US President Barack Obama acknowledged Saturday that the recession was gathering pace in the country. Obama said during his radio address to the nation that the USA’s current economy was a catastrophe for American families. The reduction of the US GDP in the fourth quarter accelerated and reached the level of 2007 – 3.8 percent. Analysts predicted a much bigger reduction (5.4 percent), but the index hit the worst level during the recent 27 years.
Market quotations started to grow during the opening of the tender on Monday, February 2, but the situation changed for the worse later because of a portion of bad news from the corporate sector. Procter & Gamble reported a reduction of quarter sales, JP Morgan analysts raised the debt forecast of aluminium-maker Alcoa. The quotations of several companies went down, which triggered a general reduction of stock indexes. Dow Jones lost 1.82 percent, S&P 500 slid by 2.28 percent, Nasdaq Composite dropped by 2.08 percent.
The markets were thus reminded that there was no sense in speculating on good news. The consumption of goods decreases; non-marketed goods continue to pile up warehouses, which signals a further reduction of corporate income. The amount of orders from industrial customers dropped in December by three percent (the reduction in November made up 4.6 percent).
Such major corporations as General Motors and Ford Motor continue to slow down their productions too. GM has already closed several of its factories and promised to cut work hours at its enterprises. The unemployment level hit the highest point in 16 years – 17.5 percent. Over 524,000 people lost their jobs in December; 2.6 million Americans were fired in 2008 on the whole.
In the meantime, Obama’s team decided to expose a new support plan during the second week of February. The new strategy is said to have a business loan orientation and will have a goal to retrieve the US population consumer activity.
Obama’s team is currently working on the previous $819-billion support package together with the new economic plan. About $544 billion of the amount is said to be targeted at infrastructure costs, whereas $275 billion will be used for tax remissions to give people an opportunity to keep their jobs.

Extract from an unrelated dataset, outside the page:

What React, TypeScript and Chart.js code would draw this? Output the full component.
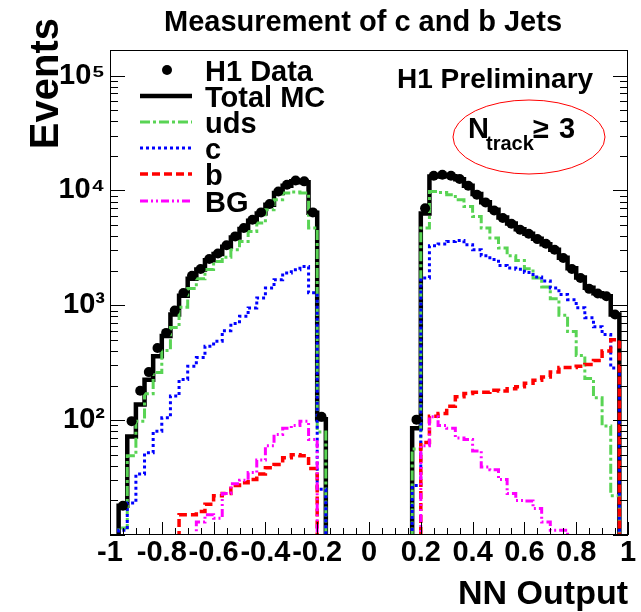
import React, { useEffect, useRef } from 'react';
import { Chart, registerables } from 'chart.js';

Chart.register(...registerables);

// ---- histogram binning (NN output, 60 bins on [-1, 1]) ----
const X_MIN = -1;
const X_MAX = 1;
const N_BINS = 60;
const LEFT_FIRST_BIN = 1; // first filled bin of the left region
const RIGHT_FIRST_BIN = 35; // first filled bin of the right region
const EMPTY = 1; // empty bin (below the log axis)

// ---- series values, left region (24 bins) ----
const dataLeft = [18, 98, 180, 262, 425, 575, 900, 1280, 1810, 2070, 2530, 2820, 3330, 3980, 4710, 5560, 6440, 7620, 9800, 11200, 12200, 12000, 6440, 107];
const totalLeft = [18, 72, 137, 225, 360, 540, 830, 1210, 1700, 2050, 2470, 2800, 3230, 3900, 4620, 5450, 6300, 7500, 9500, 11000, 12000, 11800, 6400, 102];
const udsLeft = [11.5, 49, 98, 170, 260, 405, 640, 960, 1400, 1700, 2050, 2400, 2620, 3050, 3600, 4400, 5200, 6800, 8300, 9480, 9680, 9480, 4710, 79];
const cLeft = [11, 19, 34, 52, 80, 105, 162, 226, 295, 351, 440, 486, 600, 694, 803, 949, 1159, 1416, 1672, 1910, 2040, 2180, 1283, 25];
const bLeft = [5, 5, 5, 5, 5, 5, 5, 15, 15, 16, 18.5, 22, 23, 27, 28.5, 30.5, 34, 38.5, 41, 47, 50, 49, 38, 5];
const bgLeft = [5, 5, 5, 5, 5, 5, 5, 5, 8, 13, 15, 14, 23, 28, 30, 35, 45, 60, 75, 85, 90, 98, 68, 5];

// ---- series values, right region (24 bins) ----
const dataRight = [101, 7000, 13400, 13700, 13400, 12560, 11000, 9190, 7870, 6700, 5750, 5130, 4550, 4200, 3770, 3435, 3050, 2580, 2070, 1730, 1390, 1265, 1200, 830];
const totalRight = [85, 6300, 13200, 13500, 13300, 12500, 11000, 9300, 7900, 6800, 5800, 5150, 4600, 4200, 3800, 3400, 3050, 2600, 2100, 1750, 1420, 1270, 1200, 830];
const udsRight = [56, 4710, 9800, 9610, 9190, 8300, 7260, 5940, 4710, 3850, 3160, 2700, 2450, 2080, 1730, 1440, 1140, 820, 590, 365, 231, 157, 89, 22];
const cRight = [27, 1730, 3300, 3420, 3600, 3670, 3370, 3050, 2700, 2500, 2215, 2115, 2060, 1925, 1765, 1630, 1415, 1240, 1120, 950, 780, 650, 556, 285];
const bRight = [5, 64, 108, 114, 132, 160, 171, 175, 175, 182, 179, 188, 195, 210, 222, 238, 262, 288, 288, 295, 305, 330, 400, 500];
const bgRight = [5, 60, 107, 90, 85, 70, 68, 54, 39, 37, 30.5, 23, 20, 19.8, 17, 13, 11, 11, 5, 5, 5, 5, 5, 5];

// ---- axes ----
const X_TICKS = [-1, -0.8, -0.6, -0.4, -0.2, 0, 0.2, 0.4, 0.6, 0.8, 1];
const X_TICK_LABELS = ['-1', '-0.8', '-0.6', '-0.4', '-0.2', '0', '0.2', '0.4', '0.6', '0.8', '1'];
const Y_TICKS = [100, 1000, 10000, 100000];
const Y_TICK_LABELS = ['10\u00B2', '10\u00B3', '10\u2074', '10\u2075'];
const Y_MIN = 10;
const Y_MAX = 167000;

const TITLE = 'Measurement of c and b Jets';
const X_TITLE = 'NN Output';
const Y_TITLE = 'Events';
const LEGEND_LABELS = ['H1 Data', 'Total MC', 'uds', 'c', 'b', 'BG'];

const FONT = "'Liberation Sans', Arial, Helvetica, sans-serif";

const binWidth = (X_MAX - X_MIN) / N_BINS;
const edge = (i: number) => X_MIN + i * binWidth;

function fullHist(left: number[], right: number[]): number[] {
  const h = new Array(N_BINS).fill(EMPTY);
  left.forEach((v, k) => (h[LEFT_FIRST_BIN + k] = v));
  right.forEach((v, k) => (h[RIGHT_FIRST_BIN + k] = v));
  return h;
}

function histPoints(left: number[], right: number[]) {
  const h = fullHist(left, right);
  const pts: { x: number; y: number }[] = [];
  h.forEach((v, i) => {
    pts.push({ x: edge(i), y: v });
    pts.push({ x: edge(i + 1), y: v });
  });
  return pts;
}

function dataPoints(left: number[], right: number[]) {
  const pts: { x: number; y: number }[] = [];
  left.forEach((v, k) => pts.push({ x: edge(LEFT_FIRST_BIN + k) + binWidth / 2, y: v }));
  right.forEach((v, k) => pts.push({ x: edge(RIGHT_FIRST_BIN + k) + binWidth / 2, y: v }));
  return pts;
}

const GREEN = 'rgb(89,212,84)';
const BLUE = 'rgb(0,0,255)';
const RED = 'rgb(255,0,0)';
const MAGENTA = 'rgb(255,0,255)';

const STYLES = {
  total: { color: '#000', width: 4.5, dash: [] as number[] },
  uds: { color: GREEN, width: 3, dash: [10, 3, 3, 3] },
  c: { color: BLUE, width: 3, dash: [3, 3] },
  b: { color: RED, width: 3.5, dash: [8, 4] },
  bg: { color: MAGENTA, width: 3, dash: [8, 3, 2, 3, 2, 3] },
};

const decorPlugin = {
  id: 'decor',
  afterDatasetsDraw(chart: any) {
    const ctx = chart.ctx as CanvasRenderingContext2D;
    const { left, right, top, bottom } = chart.chartArea;
    const xs = chart.scales.x;
    const ys = chart.scales.y;
    ctx.save();
    // frame
    ctx.strokeStyle = '#000';
    ctx.lineWidth = 1;
    ctx.setLineDash([]);
    ctx.strokeRect(left + 0.5, top + 0.5, right - left - 1, bottom - top - 1);
    // y ticks (left & right)
    ctx.beginPath();
    for (let k = 1; k <= 5; k++) {
      for (let m = 1; m <= 9; m++) {
        const v = m * Math.pow(10, k);
        if (v < Y_MIN || v > Y_MAX) continue;
        const py = Math.round(ys.getPixelForValue(v)) + 0.5;
        const len = m === 1 ? 15 : 8;
        ctx.moveTo(left, py);
        ctx.lineTo(left + len, py);
        ctx.moveTo(right, py);
        ctx.lineTo(right - len, py);
      }
    }
    // x ticks
    for (let i = 0; i <= 40; i++) {
      const v = X_MIN + i * 0.05;
      const px = Math.round(xs.getPixelForValue(v)) + 0.5;
      const len = i % 4 === 0 ? 13 : 7;
      ctx.moveTo(px, bottom);
      ctx.lineTo(px, bottom - len);
    }
    ctx.stroke();

    ctx.fillStyle = '#000';
    // title
    ctx.font = `bold 29px ${FONT}`;
    ctx.textAlign = 'center';
    ctx.textBaseline = 'alphabetic';
    ctx.fillText(TITLE, 363, 31);
    // x title
    ctx.font = `bold 34px ${FONT}`;
    ctx.textAlign = 'right';
    ctx.fillText(X_TITLE, 628, 604);
    // y title
    ctx.save();
    ctx.translate(58, 18);
    ctx.rotate(-Math.PI / 2);
    ctx.font = `bold 40px ${FONT}`;
    ctx.textAlign = 'right';
    ctx.fillText(Y_TITLE, 0, 0);
    ctx.restore();

    // legend
    const rows = [70, 96, 122, 148, 174, 201];
    const x0 = 140, x1 = 192, tx = 205;
    ctx.font = `bold 29px ${FONT}`;
    ctx.textAlign = 'left';
    // data marker
    ctx.beginPath();
    ctx.arc(167, rows[0], 5, 0, Math.PI * 2);
    ctx.fill();
    const sty = [null, STYLES.total, STYLES.uds, STYLES.c, STYLES.b, STYLES.bg];
    sty.forEach((s, i) => {
      if (!s) return;
      ctx.beginPath();
      ctx.strokeStyle = s.color;
      ctx.lineWidth = s.width;
      ctx.setLineDash(s.dash);
      ctx.moveTo(x0, rows[i]);
      ctx.lineTo(x1, rows[i]);
      ctx.stroke();
    });
    ctx.setLineDash([]);
    LEGEND_LABELS.forEach((t, i) => ctx.fillText(t, tx, rows[i] + 11));

    // H1 Preliminary
    ctx.font = `bold 28px ${FONT}`;
    ctx.fillText('H1 Preliminary', 397, 88);

    // ellipse with N_track >= 3
    ctx.beginPath();
    ctx.strokeStyle = RED;
    ctx.lineWidth = 1;
    ctx.ellipse(529, 137, 76, 37, 0, 0, Math.PI * 2);
    ctx.stroke();
    ctx.font = `bold 29px ${FONT}`;
    ctx.fillText('N', 468, 138);
    ctx.font = `bold 20px ${FONT}`;
    ctx.fillText('track', 486, 150);
    ctx.font = `bold 29px ${FONT}`;
    ctx.fillText('\u2265', 533, 138);
    ctx.fillText('3', 559, 138);
    ctx.restore();
  },
};

export default function App() {
  const ref = useRef<HTMLCanvasElement | null>(null);
  useEffect(() => {
    if (!ref.current) return;
    const line = (pts: any, s: any, order: number) => ({
      data: pts,
      borderColor: s.color,
      borderWidth: s.width,
      borderDash: s.dash,
      pointRadius: 0,
      fill: false,
      tension: 0,
      order,
    });
    const chart = new Chart(ref.current, {
      type: 'line',
      data: {
        datasets: [
          {
            data: dataPoints(dataLeft, dataRight),
            showLine: false,
            pointRadius: 5,
            pointBackgroundColor: '#000',
            pointBorderColor: '#000',
            pointBorderWidth: 0,
            order: 0,
          } as any,
          line(histPoints(bgLeft, bgRight), STYLES.bg, 1),
          line(histPoints(bLeft, bRight), STYLES.b, 2),
          line(histPoints(cLeft, cRight), STYLES.c, 3),
          line(histPoints(udsLeft, udsRight), STYLES.uds, 4),
          line(histPoints(totalLeft, totalRight), STYLES.total, 5),
        ],
      },
      options: {
        animation: false,
        responsive: false,
        devicePixelRatio: 1,
        parsing: false as any,
        normalized: true,
        layout: { padding: { top: 50, right: 13, left: 0, bottom: 0 }, autoPadding: false } as any,
        plugins: {
          legend: { display: false },
          title: { display: false },
          tooltip: { enabled: false },
        },
        scales: {
          x: {
            type: 'linear',
            min: X_MIN,
            max: X_MAX,
            grid: { display: false, drawTicks: false },
            border: { display: false },
            ticks: {
              color: '#000',
              font: { family: FONT, size: 29, weight: 'bold' },
              autoSkip: false,
              maxRotation: 0,
              minRotation: 0,
              padding: 1,
              callback: (_v: any, i: number) => X_TICK_LABELS[i],
            },
            afterBuildTicks: (s: any) => {
              s.ticks = X_TICKS.map((v) => ({ value: v }));
            },
            afterFit: (s: any) => {
              s.height = 77;
            },
          },
          y: {
            type: 'logarithmic',
            min: Y_MIN,
            max: Y_MAX,
            grid: { display: false, drawTicks: false },
            border: { display: false },
            ticks: {
              color: '#000',
              font: { family: FONT, size: 29, weight: 'bold' },
              padding: 5,
              autoSkip: false,
              callback: (_v: any, i: number) => Y_TICK_LABELS[i],
            },
            afterBuildTicks: (s: any) => {
              s.ticks = Y_TICKS.map((v) => ({ value: v }));
            },
            afterFit: (s: any) => {
              s.width = 110;
            },
          },
        },
      } as any,
      plugins: [decorPlugin],
    });
    return () => chart.destroy();
  }, []);
  return (
    <canvas
      ref={ref}
      width={641}
      height={612}
      style={{ position: 'absolute', left: 0, top: 0, width: 641, height: 612 }}
    />
  );
}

Wall Street Journal analysts expect a 1.5-percent reduction of the GDP. A new forecast from the International Monetary Fund expects a 1.6-percent reduction of the American GDP during 2009.
It is worthy of note that the industrial production of Japan dropped by 9.6 percent against the expected 9 percent. A setback in Japan’s major industrial branch, the processing industry, may slide 9.1 percent in January and 4.7 percent in February.